# Start of Data provided

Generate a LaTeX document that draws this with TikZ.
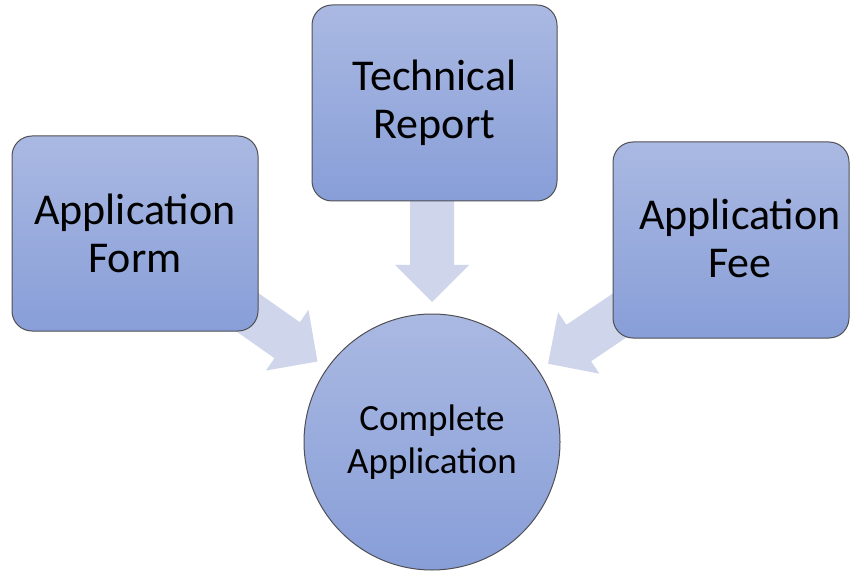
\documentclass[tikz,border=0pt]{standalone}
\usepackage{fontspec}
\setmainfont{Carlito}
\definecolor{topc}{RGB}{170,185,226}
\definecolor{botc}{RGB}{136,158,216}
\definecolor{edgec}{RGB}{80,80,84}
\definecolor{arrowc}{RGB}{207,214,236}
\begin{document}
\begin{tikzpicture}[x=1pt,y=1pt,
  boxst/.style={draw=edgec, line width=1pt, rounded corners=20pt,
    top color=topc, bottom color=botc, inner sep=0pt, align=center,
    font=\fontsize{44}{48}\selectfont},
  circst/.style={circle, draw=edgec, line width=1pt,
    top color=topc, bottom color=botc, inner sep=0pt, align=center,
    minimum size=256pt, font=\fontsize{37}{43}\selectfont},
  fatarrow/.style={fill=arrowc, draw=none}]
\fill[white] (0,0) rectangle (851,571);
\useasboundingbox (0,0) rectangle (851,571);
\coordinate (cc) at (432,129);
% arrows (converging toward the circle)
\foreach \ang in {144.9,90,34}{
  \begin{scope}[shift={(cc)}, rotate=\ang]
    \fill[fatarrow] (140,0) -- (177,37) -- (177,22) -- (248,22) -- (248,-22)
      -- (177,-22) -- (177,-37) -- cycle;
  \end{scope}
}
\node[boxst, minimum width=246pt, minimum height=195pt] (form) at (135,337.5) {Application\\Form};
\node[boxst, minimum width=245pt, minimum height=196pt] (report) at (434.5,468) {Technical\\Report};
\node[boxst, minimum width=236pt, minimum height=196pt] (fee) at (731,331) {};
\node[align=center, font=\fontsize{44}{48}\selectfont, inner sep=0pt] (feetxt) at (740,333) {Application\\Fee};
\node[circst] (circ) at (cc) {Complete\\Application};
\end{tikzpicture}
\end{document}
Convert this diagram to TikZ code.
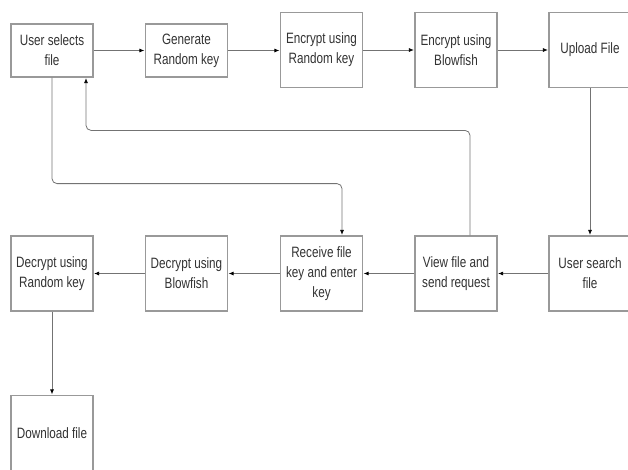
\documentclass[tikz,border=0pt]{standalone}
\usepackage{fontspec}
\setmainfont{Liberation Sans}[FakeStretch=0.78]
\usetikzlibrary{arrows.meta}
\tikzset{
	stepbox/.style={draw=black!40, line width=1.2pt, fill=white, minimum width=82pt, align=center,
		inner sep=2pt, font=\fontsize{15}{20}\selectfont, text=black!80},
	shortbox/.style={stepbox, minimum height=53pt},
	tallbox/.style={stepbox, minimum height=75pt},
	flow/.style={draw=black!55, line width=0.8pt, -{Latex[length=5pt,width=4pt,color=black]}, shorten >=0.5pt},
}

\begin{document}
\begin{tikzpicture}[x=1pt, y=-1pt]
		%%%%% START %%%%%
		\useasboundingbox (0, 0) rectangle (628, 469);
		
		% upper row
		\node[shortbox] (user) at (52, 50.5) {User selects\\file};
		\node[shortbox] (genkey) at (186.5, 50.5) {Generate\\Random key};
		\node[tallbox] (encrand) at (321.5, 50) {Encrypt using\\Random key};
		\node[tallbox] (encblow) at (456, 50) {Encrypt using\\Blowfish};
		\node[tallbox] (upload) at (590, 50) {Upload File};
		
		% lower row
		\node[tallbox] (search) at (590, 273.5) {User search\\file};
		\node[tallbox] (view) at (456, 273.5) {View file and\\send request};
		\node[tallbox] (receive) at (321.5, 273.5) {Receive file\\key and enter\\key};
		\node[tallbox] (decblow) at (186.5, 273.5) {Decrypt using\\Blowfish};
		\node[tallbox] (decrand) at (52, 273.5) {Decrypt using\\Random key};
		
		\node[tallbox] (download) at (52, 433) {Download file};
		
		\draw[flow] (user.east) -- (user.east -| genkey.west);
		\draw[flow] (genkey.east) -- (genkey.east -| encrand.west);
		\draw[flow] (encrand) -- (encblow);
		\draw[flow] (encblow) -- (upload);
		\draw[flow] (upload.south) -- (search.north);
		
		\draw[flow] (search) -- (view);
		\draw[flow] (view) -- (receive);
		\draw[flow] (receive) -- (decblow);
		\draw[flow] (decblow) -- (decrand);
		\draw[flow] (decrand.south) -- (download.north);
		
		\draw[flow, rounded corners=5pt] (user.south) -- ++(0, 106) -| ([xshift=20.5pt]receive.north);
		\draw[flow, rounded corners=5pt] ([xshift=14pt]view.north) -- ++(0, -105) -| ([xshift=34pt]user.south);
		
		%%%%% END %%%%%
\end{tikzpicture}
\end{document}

# End of Data provided

Each line above that holds the string "Generate" should be copied and shown.

> **Exercise result**:
Generate a LaTeX document that draws this with TikZ.
		\node[shortbox] (genkey) at (186.5, 50.5) {Generate\\Random key};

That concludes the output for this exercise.